Auf der Ausgabenseite wäre ohne Corona womöglich die Marke von einer Milliarde gefallen. Doch in der neuen Situation sind Ablösesummen von 100 Millionen Euro und mehr vorerst offenbar Vergangenheit. «Ich kann mir nicht vorstellen, dass in dieser Saison in Deutschland oder auch sogar Europa so viel Geld für einen Spieler gezahlt wird», sagte Rummenigge.

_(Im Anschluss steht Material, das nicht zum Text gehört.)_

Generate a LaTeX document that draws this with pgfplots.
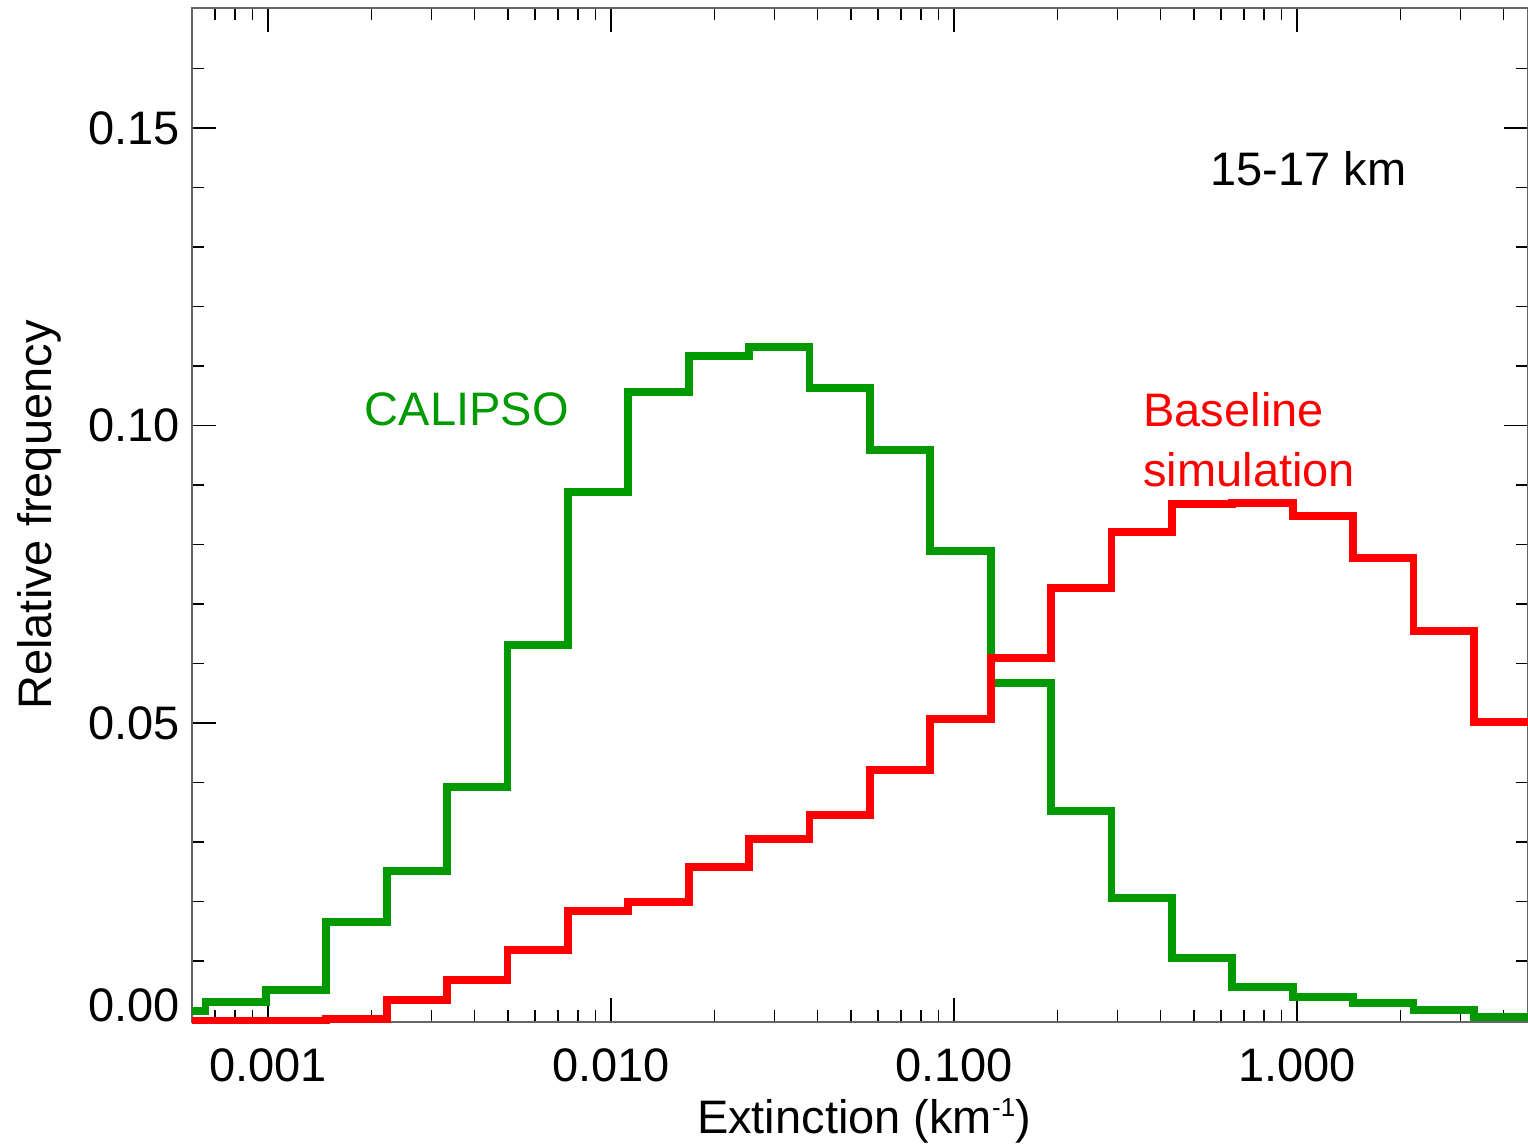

Bei Wunschkandidat Leroy Sané kommt den Bayern die neue Situation gelegen. Zudem war der Nationalspieler mit einer schweren Kreuzbandverletzung lange verletzt und besitzt bei Manchester City nur noch einen Vertrag bis 2021. Trotzdem schlagen die Bayern nicht kompromisslos zu. «Ich wehre mich dagegen, auch bei 30 oder 40 Millionen, egal für welchen Spieler, dass das Peanuts oder kleinere Summen wären in der heutigen Zeit», sagte Vorstandsmitglied Oliver Kahn. Man sei gut beraten, eine gewisse Vorsicht walten zu lassen.
Ein gewisser Druck ergibt sich aktuell ohnehin nur durch mit Fristen verbundene Klauseln. Bestes Beispiel dafür ist der Wechsel von Nationalspieler Timo Werner von RB Leipzig zum FC Chelsea für die fixe Ablöse von 53 Millionen Euro. Es könnte für einige Wochen der einzige grössere Transfer bleiben. «Der Transfermarkt wird erst richtig in Schwung kommen, wenn die anderen grossen Ligen zu Ende sind. Ich rechne damit, dass sich alles nach hinten verschiebt», sagte Sportdirektor Markus Krösche.

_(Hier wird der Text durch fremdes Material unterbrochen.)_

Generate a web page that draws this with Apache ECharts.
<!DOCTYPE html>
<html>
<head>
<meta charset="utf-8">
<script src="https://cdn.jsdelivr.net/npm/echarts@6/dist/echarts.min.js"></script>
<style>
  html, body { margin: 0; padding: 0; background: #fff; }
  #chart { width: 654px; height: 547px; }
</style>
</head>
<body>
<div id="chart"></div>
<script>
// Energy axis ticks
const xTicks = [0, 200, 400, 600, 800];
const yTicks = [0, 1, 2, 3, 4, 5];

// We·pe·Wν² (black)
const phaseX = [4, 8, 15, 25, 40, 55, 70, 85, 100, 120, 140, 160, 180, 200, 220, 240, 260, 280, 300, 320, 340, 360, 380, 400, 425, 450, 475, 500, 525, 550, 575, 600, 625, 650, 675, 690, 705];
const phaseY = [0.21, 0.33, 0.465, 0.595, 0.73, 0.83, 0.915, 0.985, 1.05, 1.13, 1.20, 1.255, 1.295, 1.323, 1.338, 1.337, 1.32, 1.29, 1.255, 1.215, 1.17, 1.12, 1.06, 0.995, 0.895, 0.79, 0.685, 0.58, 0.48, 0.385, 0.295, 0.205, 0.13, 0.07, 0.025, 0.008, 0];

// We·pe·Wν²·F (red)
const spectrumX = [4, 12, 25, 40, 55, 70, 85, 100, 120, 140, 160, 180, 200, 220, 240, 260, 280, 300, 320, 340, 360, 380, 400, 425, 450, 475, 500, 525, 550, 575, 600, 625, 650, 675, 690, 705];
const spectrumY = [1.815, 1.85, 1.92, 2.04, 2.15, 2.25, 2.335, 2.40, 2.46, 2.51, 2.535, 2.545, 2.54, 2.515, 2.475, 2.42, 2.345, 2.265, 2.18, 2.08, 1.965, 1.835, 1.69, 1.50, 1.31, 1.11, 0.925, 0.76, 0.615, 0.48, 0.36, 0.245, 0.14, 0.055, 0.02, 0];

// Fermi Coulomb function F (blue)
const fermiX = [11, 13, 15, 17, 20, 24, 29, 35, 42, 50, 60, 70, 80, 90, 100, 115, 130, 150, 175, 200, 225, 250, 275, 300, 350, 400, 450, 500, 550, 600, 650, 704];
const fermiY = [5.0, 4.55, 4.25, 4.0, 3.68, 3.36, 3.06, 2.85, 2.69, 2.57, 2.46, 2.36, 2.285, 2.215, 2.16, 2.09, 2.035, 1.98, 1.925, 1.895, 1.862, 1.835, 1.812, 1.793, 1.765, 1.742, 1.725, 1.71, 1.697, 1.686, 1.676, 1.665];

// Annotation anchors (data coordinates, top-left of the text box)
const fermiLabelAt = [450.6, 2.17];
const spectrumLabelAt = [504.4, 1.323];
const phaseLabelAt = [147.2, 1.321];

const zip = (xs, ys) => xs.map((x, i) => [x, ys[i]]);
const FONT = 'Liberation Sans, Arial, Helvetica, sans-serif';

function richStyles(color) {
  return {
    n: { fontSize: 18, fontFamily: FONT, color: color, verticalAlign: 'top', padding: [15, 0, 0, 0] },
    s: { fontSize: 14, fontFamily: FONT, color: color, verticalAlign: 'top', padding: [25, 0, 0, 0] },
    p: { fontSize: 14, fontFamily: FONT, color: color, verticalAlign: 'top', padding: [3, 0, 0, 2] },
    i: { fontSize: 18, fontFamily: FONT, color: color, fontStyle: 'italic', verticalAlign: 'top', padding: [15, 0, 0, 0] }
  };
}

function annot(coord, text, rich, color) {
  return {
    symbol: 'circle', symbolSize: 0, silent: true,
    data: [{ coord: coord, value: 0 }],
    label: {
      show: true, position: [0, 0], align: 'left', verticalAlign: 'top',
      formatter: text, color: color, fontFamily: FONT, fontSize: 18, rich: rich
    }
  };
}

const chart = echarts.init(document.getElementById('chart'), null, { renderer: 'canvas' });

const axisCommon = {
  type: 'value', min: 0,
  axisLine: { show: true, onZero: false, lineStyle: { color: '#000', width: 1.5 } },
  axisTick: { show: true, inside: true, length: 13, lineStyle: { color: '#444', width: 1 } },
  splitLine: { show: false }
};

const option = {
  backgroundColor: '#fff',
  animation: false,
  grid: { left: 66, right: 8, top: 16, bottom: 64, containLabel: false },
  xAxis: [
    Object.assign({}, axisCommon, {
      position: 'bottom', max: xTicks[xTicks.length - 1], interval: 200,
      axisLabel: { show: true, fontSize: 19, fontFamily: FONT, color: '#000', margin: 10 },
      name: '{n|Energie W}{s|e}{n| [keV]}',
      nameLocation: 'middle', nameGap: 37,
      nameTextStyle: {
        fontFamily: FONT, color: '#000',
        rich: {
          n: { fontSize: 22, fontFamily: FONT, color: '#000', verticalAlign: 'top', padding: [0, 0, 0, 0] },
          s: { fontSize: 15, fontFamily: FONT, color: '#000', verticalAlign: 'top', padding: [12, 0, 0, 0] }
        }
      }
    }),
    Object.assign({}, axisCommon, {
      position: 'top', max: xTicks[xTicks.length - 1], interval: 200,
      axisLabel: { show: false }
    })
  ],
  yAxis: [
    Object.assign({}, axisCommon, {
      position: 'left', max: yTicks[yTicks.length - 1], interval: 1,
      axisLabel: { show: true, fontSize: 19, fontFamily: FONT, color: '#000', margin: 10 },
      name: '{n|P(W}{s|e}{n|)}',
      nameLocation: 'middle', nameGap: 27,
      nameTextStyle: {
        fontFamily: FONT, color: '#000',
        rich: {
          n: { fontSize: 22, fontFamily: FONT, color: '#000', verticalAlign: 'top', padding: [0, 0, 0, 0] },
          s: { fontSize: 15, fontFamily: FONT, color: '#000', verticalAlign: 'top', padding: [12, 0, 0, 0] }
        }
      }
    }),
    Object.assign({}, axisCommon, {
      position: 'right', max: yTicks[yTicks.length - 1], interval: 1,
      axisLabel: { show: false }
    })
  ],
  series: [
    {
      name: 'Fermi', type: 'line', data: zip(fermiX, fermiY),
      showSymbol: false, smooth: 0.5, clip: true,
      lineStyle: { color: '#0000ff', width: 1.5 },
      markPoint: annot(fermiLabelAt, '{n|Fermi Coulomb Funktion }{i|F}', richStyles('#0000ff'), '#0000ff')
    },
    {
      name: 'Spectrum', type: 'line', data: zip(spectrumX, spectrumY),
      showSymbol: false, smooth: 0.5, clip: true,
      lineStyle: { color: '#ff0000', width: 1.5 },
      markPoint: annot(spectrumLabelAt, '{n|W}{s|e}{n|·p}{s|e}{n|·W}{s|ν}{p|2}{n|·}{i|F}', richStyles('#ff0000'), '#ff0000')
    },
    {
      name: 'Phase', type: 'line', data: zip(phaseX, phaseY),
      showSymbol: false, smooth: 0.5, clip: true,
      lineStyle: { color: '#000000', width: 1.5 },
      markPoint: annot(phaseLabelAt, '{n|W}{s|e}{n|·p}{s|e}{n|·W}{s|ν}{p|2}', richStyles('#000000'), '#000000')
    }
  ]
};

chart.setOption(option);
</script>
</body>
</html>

Der Deutsche Fussball-Bund folgte am Montag der Empfehlung der Europäische Fussball-Union und verlängerte die Öffnungszeit. Am 1. Juli darf einen Tag lang gewechselt werden, um vor allem schon zu diesem Datum ausgehandelte Transfers endgültig perfekt zu machen. Nach zwei Wochen Pause öffnet der Markt dann vom 15. Juli bis 5. Oktober. Andere Nationalverbände dürften demnächst ähnliche Regelungen beschliessen, Sonderwege sind aber nicht ausgeschlossen.

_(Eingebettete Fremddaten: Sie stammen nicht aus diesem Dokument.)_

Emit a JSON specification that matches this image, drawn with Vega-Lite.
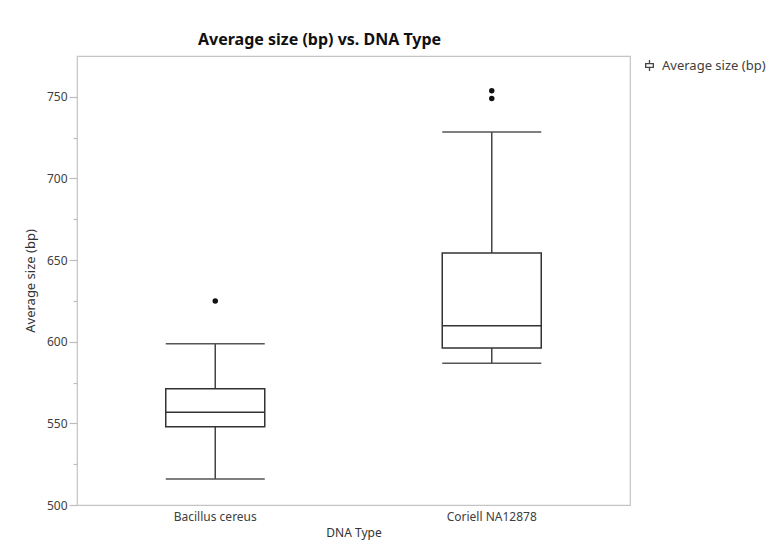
{
  "$schema": "https://vega.github.io/schema/vega-lite/v6.json",
  "autosize": {"type": "none"},
  "width": 553,
  "height": 449,
  "padding": {"left": 77, "top": 56, "right": 144, "bottom": 54},
  "background": "white",
  "title": {
    "text": "Average size (bp) vs. DNA Type",
    "anchor": "start",
    "frame": "group",
    "dx": 121,
    "offset": 8,
    "font": "Noto Sans",
    "fontSize": 16,
    "fontWeight": "bold",
    "color": "#111111"
  },
  "datasets": {
    "stats": [
      {"type": "Bacillus cereus", "lower": 515.9, "q1": 547.9, "median": 556.8, "q3": 571.2, "upper": 598.8, "series": "Average size (bp)"},
      {"type": "Coriell NA12878", "lower": 586.8, "q1": 596.1, "median": 609.8, "q3": 654.3, "upper": 728.4, "series": "Average size (bp)"}
    ],
    "outliers": [
      {"type": "Bacillus cereus", "value": 624.9},
      {"type": "Coriell NA12878", "value": 753.7},
      {"type": "Coriell NA12878", "value": 749.0}
    ]
  },
  "encoding": {
    "x": {
      "field": "type",
      "type": "nominal",
      "scale": {"type": "band", "paddingInner": 0, "paddingOuter": 0},
      "sort": null,
      "axis": {
        "title": "DNA Type",
        "labelAngle": 0,
        "ticks": false,
        "domain": false,
        "labelPadding": 6,
        "titlePadding": 5
      }
    }
  },
  "layer": [
    {
      "data": {"name": "stats"},
      "mark": {"type": "rule", "strokeWidth": 1.5},
      "encoding": {
        "y": {
          "field": "lower",
          "type": "quantitative",
          "scale": {"domain": [500, 775], "nice": false, "zero": false},
          "axis": {
            "title": "Average size (bp)",
            "titleFontSize": 13,
            "values": [500, 525, 550, 575, 600, 625, 650, 675, 700, 725, 750],
            "labelExpr": "datum.value % 50 === 0 ? datum.label : ''",
            "tickSize": {"condition": {"test": "datum.value % 50 !== 0", "value": 4}, "value": 8},
            "grid": false,
            "domain": false,
            "labelPadding": 2,
            "titlePadding": 9
          }
        },
        "y2": {"field": "q1"},
        "color": {
          "field": "series",
          "type": "nominal",
          "scale": {"range": ["#444444"]},
          "legend": {
            "title": null,
            "orient": "none",
            "legendX": 566,
            "legendY": 3,
            "symbolType": "M-0.7,-0.35H0.7V0.35H-0.7Z M0,-1V-0.35 M0,0.35V1",
            "symbolSize": 120,
            "symbolStrokeWidth": 1.3,
            "symbolFillColor": "white",
            "symbolStrokeColor": "#333333",
            "labelFontSize": 13,
            "labelColor": "#404040",
            "labelFont": "Noto Sans",
            "labelOffset": 6
          }
        }
      }
    },
    {
      "data": {"name": "stats"},
      "mark": {"type": "rule", "strokeWidth": 1.5, "color": "#444444"},
      "encoding": {
        "y": {"field": "q3", "type": "quantitative"},
        "y2": {"field": "upper"}
      }
    },
    {
      "data": {"name": "stats"},
      "mark": {"type": "bar", "size": 99, "fill": "white", "stroke": "#333333", "strokeWidth": 1.5},
      "encoding": {
        "y": {"field": "q1", "type": "quantitative"},
        "y2": {"field": "q3"}
      }
    },
    {
      "data": {"name": "stats"},
      "mark": {"type": "tick", "size": 99, "thickness": 1.5, "color": "#333333", "opacity": 1},
      "encoding": {
        "y": {"field": "median", "type": "quantitative"}
      }
    },
    {
      "data": {"name": "stats"},
      "mark": {"type": "tick", "size": 99, "thickness": 1.5, "color": "#555555", "opacity": 1},
      "encoding": {
        "y": {"field": "lower", "type": "quantitative"}
      }
    },
    {
      "data": {"name": "stats"},
      "mark": {"type": "tick", "size": 99, "thickness": 1.5, "color": "#555555", "opacity": 1},
      "encoding": {
        "y": {"field": "upper", "type": "quantitative"}
      }
    },
    {
      "data": {"name": "outliers"},
      "mark": {"type": "point", "filled": true, "size": 30, "color": "#111111", "opacity": 1},
      "encoding": {
        "y": {"field": "value", "type": "quantitative"}
      }
    }
  ],
  "config": {
    "font": "Noto Sans",
    "view": {"stroke": "#c4c4c4", "strokeWidth": 1.2},
    "axis": {
      "labelFont": "Noto Sans",
      "labelFontSize": 12,
      "labelColor": "#404040",
      "titleFont": "Noto Sans",
      "titleFontSize": 12,
      "titleFontWeight": "normal",
      "titleColor": "#333333",
      "tickColor": "#bdbdbd",
      "tickWidth": 1.2
    }
  }
}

Mitten ins Transferfenster hinein fällt das Finalturnier der Champions League. Zwar dürfen bei den Spielen im August in Lissabon keine Neuverpflichtungen eingesetzt werden. Doch die Lage mit geliehenen Spielern ist grösstenteils ungeklärt. Bei den Bayern trifft es die Personalien Ivan Perisic, Coutinho und Alvaro Odriozola. Leipzig wird definitiv ohne Werner auskommen müssen, darf aber auf Einsätze der Leihgaben Patrik Schick (AS Rom) und Angelino (Manchester City) hoffen.
Bayer Leverkusens Geschäftsführer Rudi Völler hat bereits klargestellt, vor dem Ende der Europa League keinen Spieler gehen zu lassen. Das gilt natürlich auch für den von vielen Top-Clubs umworbenen Kai Havertz. Bayer muss noch sein Rückspiel gegen die Glasgow Rangers austragen, steht aber nach dem 3:1 im ersten Aufeinandertreffen so gut wie sicher im Viertelfinale. Eintracht Frankfurt wird ohne die Spieler gegen den FC Basel (Hinspiel 0:3) antreten, deren Verträge am 30. Juni auslaufen. Gleiches gilt beim VfL Wolfsburg (bei Schachtjor Donezk/Hinspiel 1:2).
Sollte der Transfermarkt dann gegen Ende August in Bewegung kommen, wird sich die Art der Geschäfte wohl verändern. «Es könnte sein, dass es vermehrt zu einem Spielertausch kommen könnte», meinte Hoffenheims Sportchef Alexander Rosen. «Es wird vermehrt zu Leihen kommen.»
Beim Salär müssten die Profis Abstriche machen. «Die Gehälter werden kaum zu steigern sein, das gilt selbst für Topspieler», betonte Rummenigge. Da wird es selbst beim FC Bayern Einschnitte geben. «Viele europäische Clubs haben angekündigt, ihre Payroll herunterzufahren. Auch wir werden vorsichtiger damit umgehen.»